The only such example is new-assignments in C++, where the call to `new` is
(since C++17) sequenced-before the evaluation of constructor arguments, while in
Rust the order of evaluation of the memory allocation and the struct fields
evaluation is not clear. Nonetheless I can't think of a single interesting
example where the constructor fails and behaviors differ between C++ and Rust.
Of course there are cases where C++ evaluation order is unspecified or
indeterminately sequenced and Rust's evaluation order is specified (example:
evaluation order in expression). Nonetheless this isn't very interesting in the
context of converting non-buggy C++ code to Rust (since non-buggy C++ code
should not rely on an unspecified evaluation order).

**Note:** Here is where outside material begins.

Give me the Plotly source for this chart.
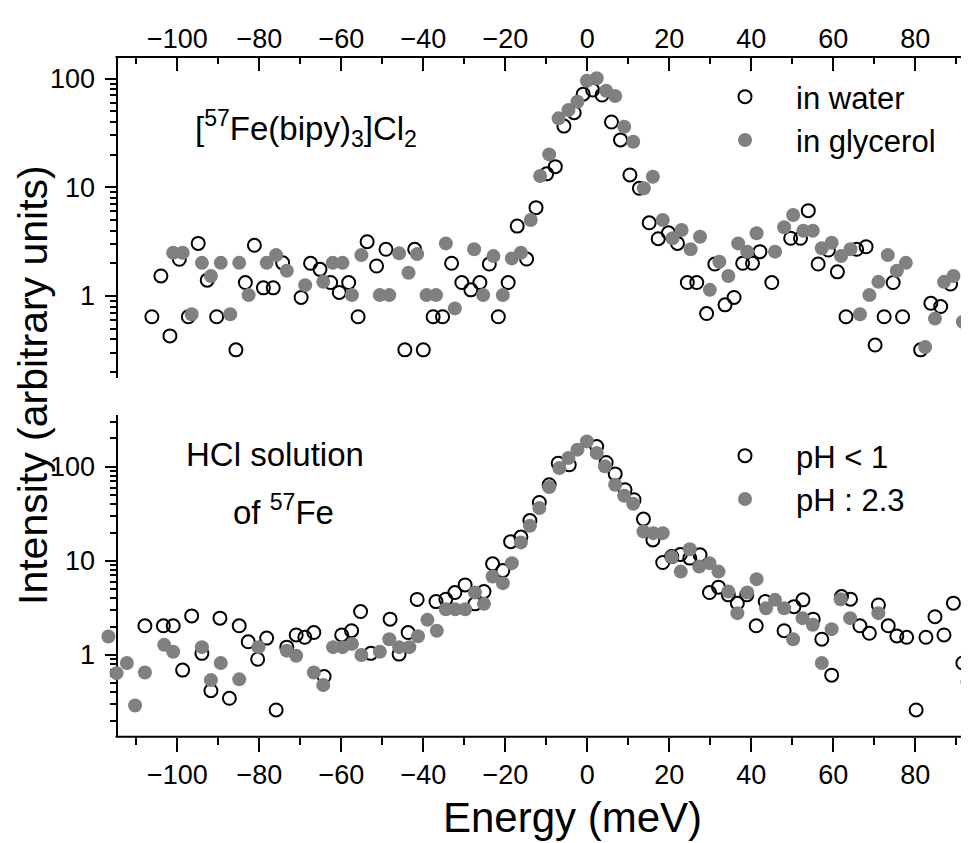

Therefore I believe the
tool doesn't have to worry about anything specific to these topics.
### Open questions
- What to do with variadic functions? Replace the varargs by an array has the
problem that the array size must be known at compile time. Vec implies a
memory allocation. Probably slices are the natural way to go for the
signature, and all callers could create an array at the call site.
- What to do about function overloading? Rust does not allow functions with
the same name and different signatures. Maybe some naming convention should
be enough.
- What about `void*`? Devin mentioned the interop tool will probably use
extern types. Another option would be to use `*mut libc::c_void` or
`*libc::c_void`. We should probably not use `*Void`, since it's a zero-sized
type (which in Rust has 0 bytes, and in C++ has 1 byte, so it can't move
across FFI boundaries). Maybe since it's a pointer to `Void` it's OK (ptr
would always occupy word-size bytes, no matter the type it points to)?
- How to handle class inheritance? I guess pure abstract classes in C++ are
more straightforward to convert to traits, but I'm not sure about
non-abstract classes.
- How to convert C++ namespaces to Rust?
- How to convert C++ templates to Rust?